DATA SUPPLIED »

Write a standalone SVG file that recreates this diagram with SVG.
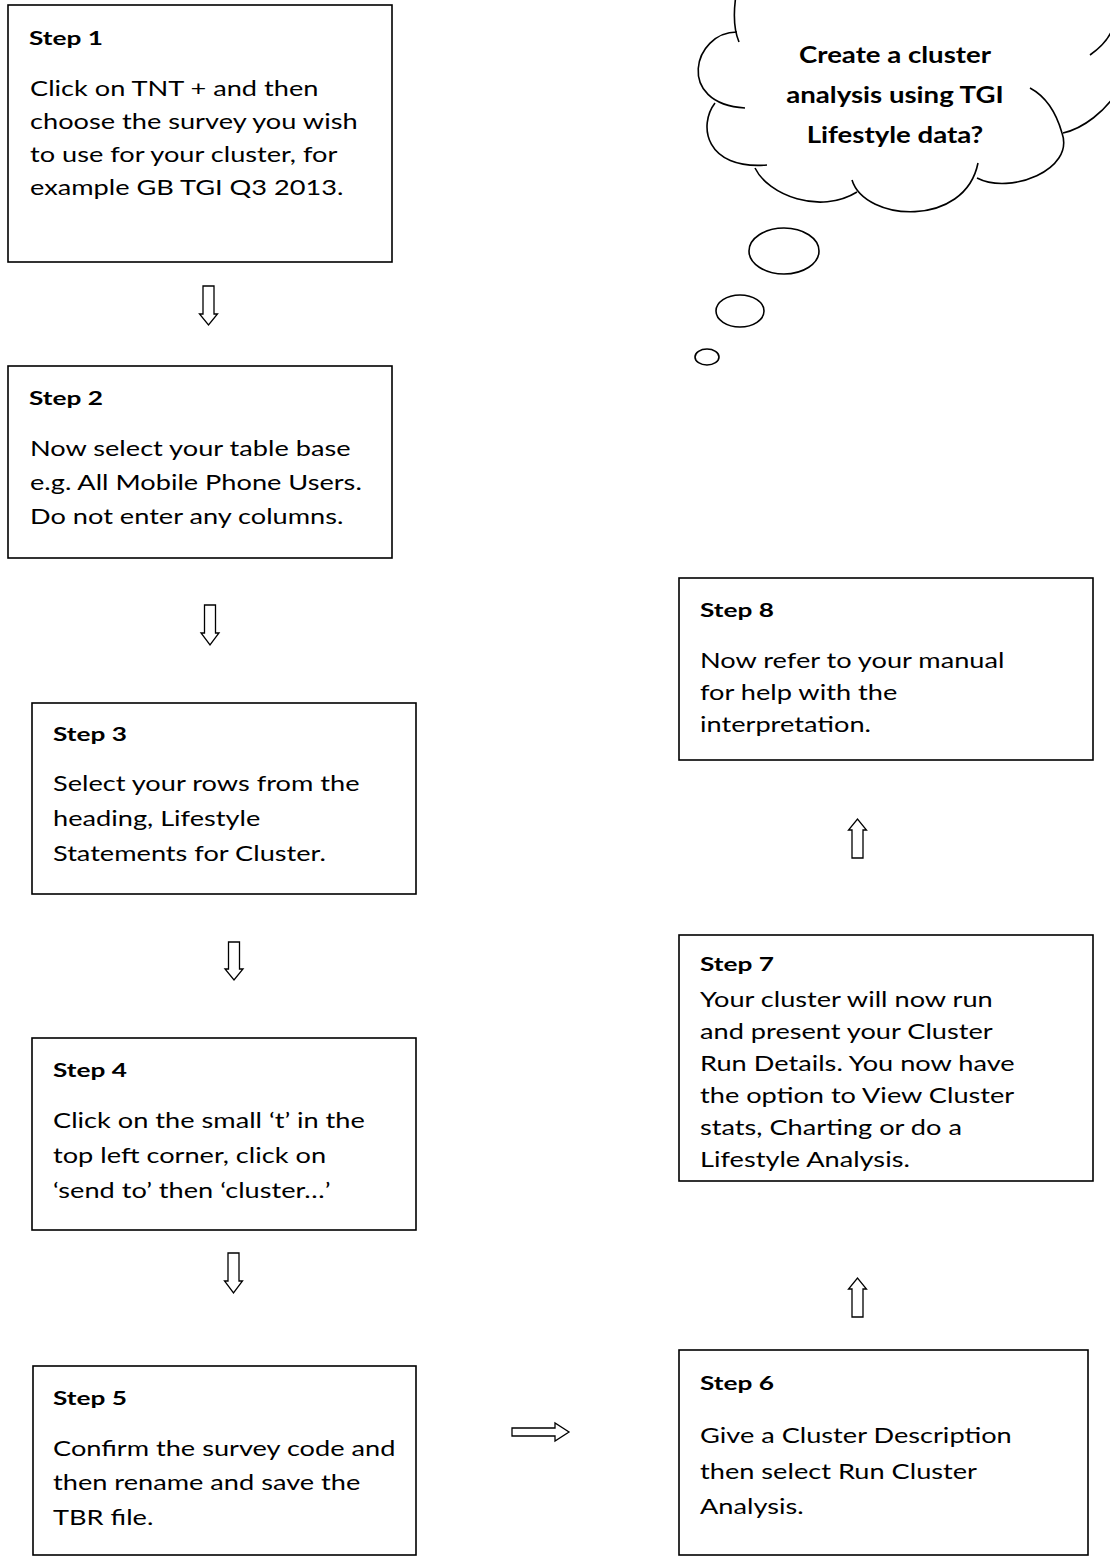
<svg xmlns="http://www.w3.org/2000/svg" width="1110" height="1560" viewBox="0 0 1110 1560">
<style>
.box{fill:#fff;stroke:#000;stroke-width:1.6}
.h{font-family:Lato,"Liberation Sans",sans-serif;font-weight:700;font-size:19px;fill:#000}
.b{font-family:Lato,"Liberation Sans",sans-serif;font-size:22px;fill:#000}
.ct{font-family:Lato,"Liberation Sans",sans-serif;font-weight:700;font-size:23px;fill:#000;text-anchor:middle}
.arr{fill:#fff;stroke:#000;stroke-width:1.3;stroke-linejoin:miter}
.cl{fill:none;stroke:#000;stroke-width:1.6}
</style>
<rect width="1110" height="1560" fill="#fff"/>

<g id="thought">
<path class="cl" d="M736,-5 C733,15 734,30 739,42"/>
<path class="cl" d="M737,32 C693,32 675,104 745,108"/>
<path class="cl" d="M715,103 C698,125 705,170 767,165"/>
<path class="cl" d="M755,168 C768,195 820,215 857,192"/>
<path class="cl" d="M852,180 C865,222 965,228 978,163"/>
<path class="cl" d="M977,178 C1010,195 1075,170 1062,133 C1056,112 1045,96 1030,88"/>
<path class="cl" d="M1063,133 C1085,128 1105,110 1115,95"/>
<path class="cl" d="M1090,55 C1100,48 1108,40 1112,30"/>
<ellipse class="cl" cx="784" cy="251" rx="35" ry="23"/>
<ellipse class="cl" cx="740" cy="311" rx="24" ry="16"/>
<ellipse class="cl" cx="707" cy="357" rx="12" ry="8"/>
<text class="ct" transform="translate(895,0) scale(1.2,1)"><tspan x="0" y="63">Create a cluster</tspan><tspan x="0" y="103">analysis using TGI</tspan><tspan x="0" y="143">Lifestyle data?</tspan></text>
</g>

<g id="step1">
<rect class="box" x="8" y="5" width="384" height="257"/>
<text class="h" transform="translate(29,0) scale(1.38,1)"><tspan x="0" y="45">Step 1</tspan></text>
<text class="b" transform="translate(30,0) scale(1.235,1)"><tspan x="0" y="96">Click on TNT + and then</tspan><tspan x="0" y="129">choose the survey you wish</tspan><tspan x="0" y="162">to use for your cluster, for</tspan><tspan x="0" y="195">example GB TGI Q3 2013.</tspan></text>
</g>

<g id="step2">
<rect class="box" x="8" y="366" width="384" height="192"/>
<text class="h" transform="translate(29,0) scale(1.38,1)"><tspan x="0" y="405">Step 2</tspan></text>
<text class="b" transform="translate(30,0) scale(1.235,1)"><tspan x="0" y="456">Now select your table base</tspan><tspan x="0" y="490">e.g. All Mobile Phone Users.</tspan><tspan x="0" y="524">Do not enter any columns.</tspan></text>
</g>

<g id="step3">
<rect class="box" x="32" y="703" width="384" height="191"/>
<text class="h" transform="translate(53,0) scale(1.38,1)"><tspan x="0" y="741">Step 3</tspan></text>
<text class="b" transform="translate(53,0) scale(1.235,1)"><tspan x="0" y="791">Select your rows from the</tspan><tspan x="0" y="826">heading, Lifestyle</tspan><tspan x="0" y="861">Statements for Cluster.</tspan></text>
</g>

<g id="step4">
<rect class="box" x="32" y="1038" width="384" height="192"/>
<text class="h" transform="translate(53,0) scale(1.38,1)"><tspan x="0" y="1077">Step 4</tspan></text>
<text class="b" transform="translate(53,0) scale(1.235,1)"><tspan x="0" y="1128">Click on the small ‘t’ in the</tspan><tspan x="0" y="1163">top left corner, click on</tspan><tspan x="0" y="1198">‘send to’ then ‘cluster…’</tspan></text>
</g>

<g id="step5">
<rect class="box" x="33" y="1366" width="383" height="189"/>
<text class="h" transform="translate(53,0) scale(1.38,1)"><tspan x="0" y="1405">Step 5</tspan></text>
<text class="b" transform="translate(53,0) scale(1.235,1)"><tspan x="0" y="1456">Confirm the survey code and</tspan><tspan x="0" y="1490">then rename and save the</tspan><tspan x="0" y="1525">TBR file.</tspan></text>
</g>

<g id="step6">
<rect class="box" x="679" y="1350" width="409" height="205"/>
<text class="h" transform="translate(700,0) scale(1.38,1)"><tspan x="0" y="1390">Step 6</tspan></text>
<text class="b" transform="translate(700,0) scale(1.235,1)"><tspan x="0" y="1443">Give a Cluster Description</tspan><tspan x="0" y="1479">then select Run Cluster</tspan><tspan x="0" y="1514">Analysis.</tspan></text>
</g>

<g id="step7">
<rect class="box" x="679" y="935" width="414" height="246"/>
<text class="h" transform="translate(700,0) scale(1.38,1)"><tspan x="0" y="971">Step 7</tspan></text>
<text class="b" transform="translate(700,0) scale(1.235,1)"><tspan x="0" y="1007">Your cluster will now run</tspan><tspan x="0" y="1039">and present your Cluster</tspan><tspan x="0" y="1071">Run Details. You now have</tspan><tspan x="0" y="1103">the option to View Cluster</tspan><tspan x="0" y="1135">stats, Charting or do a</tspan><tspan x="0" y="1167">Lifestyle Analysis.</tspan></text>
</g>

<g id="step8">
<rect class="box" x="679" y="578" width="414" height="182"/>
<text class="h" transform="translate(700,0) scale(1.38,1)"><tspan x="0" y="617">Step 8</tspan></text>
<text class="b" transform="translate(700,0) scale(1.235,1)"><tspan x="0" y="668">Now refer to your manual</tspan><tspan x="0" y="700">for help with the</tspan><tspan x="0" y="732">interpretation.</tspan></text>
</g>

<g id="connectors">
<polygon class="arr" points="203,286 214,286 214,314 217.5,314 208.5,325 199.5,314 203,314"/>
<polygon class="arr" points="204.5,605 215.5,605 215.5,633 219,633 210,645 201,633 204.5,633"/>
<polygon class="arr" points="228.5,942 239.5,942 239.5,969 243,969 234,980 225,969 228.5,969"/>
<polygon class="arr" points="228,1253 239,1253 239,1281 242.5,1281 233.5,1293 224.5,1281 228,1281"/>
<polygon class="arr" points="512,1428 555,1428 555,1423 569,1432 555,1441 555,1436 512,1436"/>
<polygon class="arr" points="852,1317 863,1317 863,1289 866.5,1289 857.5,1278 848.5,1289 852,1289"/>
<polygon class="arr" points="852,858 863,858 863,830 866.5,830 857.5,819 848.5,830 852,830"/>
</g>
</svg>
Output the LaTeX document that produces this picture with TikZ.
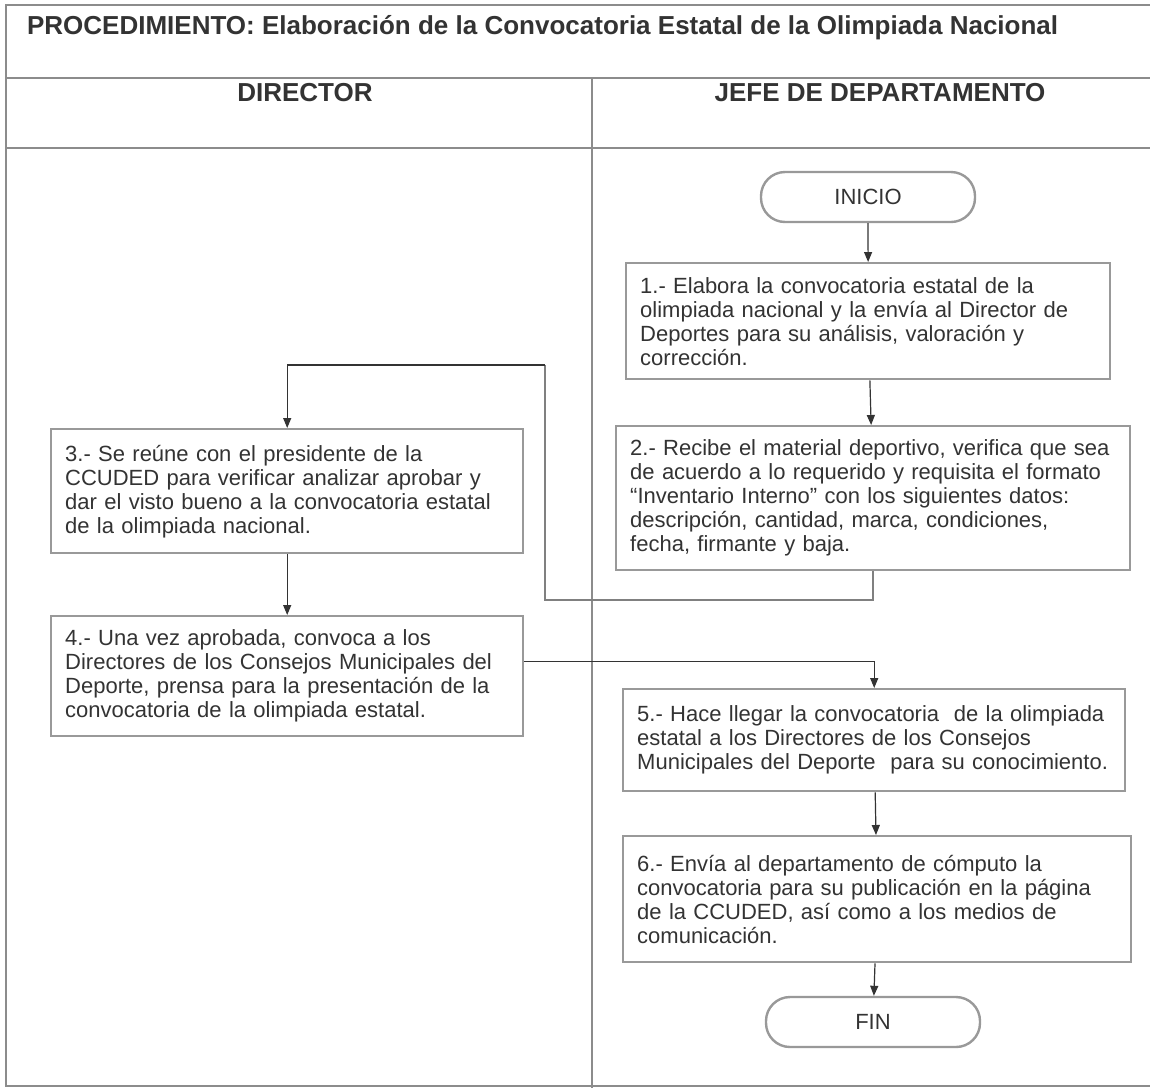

WHAT NEEDS TO BE DONE »
The pictures should not be reproduced; quote all of the other material exactly.

SOLUTION TO THE PROBLEM »
Write a standalone SVG file that recreates this diagram with SVG.
<svg xmlns="http://www.w3.org/2000/svg" width="1110" height="1560" viewBox="0 0 1110 1560">
<style>
.box{fill:#fff;stroke:#000;stroke-width:1.6}
.h{font-family:Lato,"Liberation Sans",sans-serif;font-weight:700;font-size:19px;fill:#000}
.b{font-family:Lato,"Liberation Sans",sans-serif;font-size:22px;fill:#000}
.ct{font-family:Lato,"Liberation Sans",sans-serif;font-weight:700;font-size:23px;fill:#000;text-anchor:middle}
.arr{fill:#fff;stroke:#000;stroke-width:1.3;stroke-linejoin:miter}
.cl{fill:none;stroke:#000;stroke-width:1.6}
</style>
<rect width="1110" height="1560" fill="#fff"/>

<g id="thought">
<path class="cl" d="M736,-5 C733,15 734,30 739,42"/>
<path class="cl" d="M737,32 C693,32 675,104 745,108"/>
<path class="cl" d="M715,103 C698,125 705,170 767,165"/>
<path class="cl" d="M755,168 C768,195 820,215 857,192"/>
<path class="cl" d="M852,180 C865,222 965,228 978,163"/>
<path class="cl" d="M977,178 C1010,195 1075,170 1062,133 C1056,112 1045,96 1030,88"/>
<path class="cl" d="M1063,133 C1085,128 1105,110 1115,95"/>
<path class="cl" d="M1090,55 C1100,48 1108,40 1112,30"/>
<ellipse class="cl" cx="784" cy="251" rx="35" ry="23"/>
<ellipse class="cl" cx="740" cy="311" rx="24" ry="16"/>
<ellipse class="cl" cx="707" cy="357" rx="12" ry="8"/>
<text class="ct" transform="translate(895,0) scale(1.2,1)"><tspan x="0" y="63">Create a cluster</tspan><tspan x="0" y="103">analysis using TGI</tspan><tspan x="0" y="143">Lifestyle data?</tspan></text>
</g>

<g id="step1">
<rect class="box" x="8" y="5" width="384" height="257"/>
<text class="h" transform="translate(29,0) scale(1.38,1)"><tspan x="0" y="45">Step 1</tspan></text>
<text class="b" transform="translate(30,0) scale(1.235,1)"><tspan x="0" y="96">Click on TNT + and then</tspan><tspan x="0" y="129">choose the survey you wish</tspan><tspan x="0" y="162">to use for your cluster, for</tspan><tspan x="0" y="195">example GB TGI Q3 2013.</tspan></text>
</g>

<g id="step2">
<rect class="box" x="8" y="366" width="384" height="192"/>
<text class="h" transform="translate(29,0) scale(1.38,1)"><tspan x="0" y="405">Step 2</tspan></text>
<text class="b" transform="translate(30,0) scale(1.235,1)"><tspan x="0" y="456">Now select your table base</tspan><tspan x="0" y="490">e.g. All Mobile Phone Users.</tspan><tspan x="0" y="524">Do not enter any columns.</tspan></text>
</g>

<g id="step3">
<rect class="box" x="32" y="703" width="384" height="191"/>
<text class="h" transform="translate(53,0) scale(1.38,1)"><tspan x="0" y="741">Step 3</tspan></text>
<text class="b" transform="translate(53,0) scale(1.235,1)"><tspan x="0" y="791">Select your rows from the</tspan><tspan x="0" y="826">heading, Lifestyle</tspan><tspan x="0" y="861">Statements for Cluster.</tspan></text>
</g>

<g id="step4">
<rect class="box" x="32" y="1038" width="384" height="192"/>
<text class="h" transform="translate(53,0) scale(1.38,1)"><tspan x="0" y="1077">Step 4</tspan></text>
<text class="b" transform="translate(53,0) scale(1.235,1)"><tspan x="0" y="1128">Click on the small ‘t’ in the</tspan><tspan x="0" y="1163">top left corner, click on</tspan><tspan x="0" y="1198">‘send to’ then ‘cluster…’</tspan></text>
</g>

<g id="step5">
<rect class="box" x="33" y="1366" width="383" height="189"/>
<text class="h" transform="translate(53,0) scale(1.38,1)"><tspan x="0" y="1405">Step 5</tspan></text>
<text class="b" transform="translate(53,0) scale(1.235,1)"><tspan x="0" y="1456">Confirm the survey code and</tspan><tspan x="0" y="1490">then rename and save the</tspan><tspan x="0" y="1525">TBR file.</tspan></text>
</g>

<g id="step6">
<rect class="box" x="679" y="1350" width="409" height="205"/>
<text class="h" transform="translate(700,0) scale(1.38,1)"><tspan x="0" y="1390">Step 6</tspan></text>
<text class="b" transform="translate(700,0) scale(1.235,1)"><tspan x="0" y="1443">Give a Cluster Description</tspan><tspan x="0" y="1479">then select Run Cluster</tspan><tspan x="0" y="1514">Analysis.</tspan></text>
</g>

<g id="step7">
<rect class="box" x="679" y="935" width="414" height="246"/>
<text class="h" transform="translate(700,0) scale(1.38,1)"><tspan x="0" y="971">Step 7</tspan></text>
<text class="b" transform="translate(700,0) scale(1.235,1)"><tspan x="0" y="1007">Your cluster will now run</tspan><tspan x="0" y="1039">and present your Cluster</tspan><tspan x="0" y="1071">Run Details. You now have</tspan><tspan x="0" y="1103">the option to View Cluster</tspan><tspan x="0" y="1135">stats, Charting or do a</tspan><tspan x="0" y="1167">Lifestyle Analysis.</tspan></text>
</g>

<g id="step8">
<rect class="box" x="679" y="578" width="414" height="182"/>
<text class="h" transform="translate(700,0) scale(1.38,1)"><tspan x="0" y="617">Step 8</tspan></text>
<text class="b" transform="translate(700,0) scale(1.235,1)"><tspan x="0" y="668">Now refer to your manual</tspan><tspan x="0" y="700">for help with the</tspan><tspan x="0" y="732">interpretation.</tspan></text>
</g>

<g id="connectors">
<polygon class="arr" points="203,286 214,286 214,314 217.5,314 208.5,325 199.5,314 203,314"/>
<polygon class="arr" points="204.5,605 215.5,605 215.5,633 219,633 210,645 201,633 204.5,633"/>
<polygon class="arr" points="228.5,942 239.5,942 239.5,969 243,969 234,980 225,969 228.5,969"/>
<polygon class="arr" points="228,1253 239,1253 239,1281 242.5,1281 233.5,1293 224.5,1281 228,1281"/>
<polygon class="arr" points="512,1428 555,1428 555,1423 569,1432 555,1441 555,1436 512,1436"/>
<polygon class="arr" points="852,1317 863,1317 863,1289 866.5,1289 857.5,1278 848.5,1289 852,1289"/>
<polygon class="arr" points="852,858 863,858 863,830 866.5,830 857.5,819 848.5,830 852,830"/>
</g>
</svg>
Output the LaTeX document that produces this picture with TikZ.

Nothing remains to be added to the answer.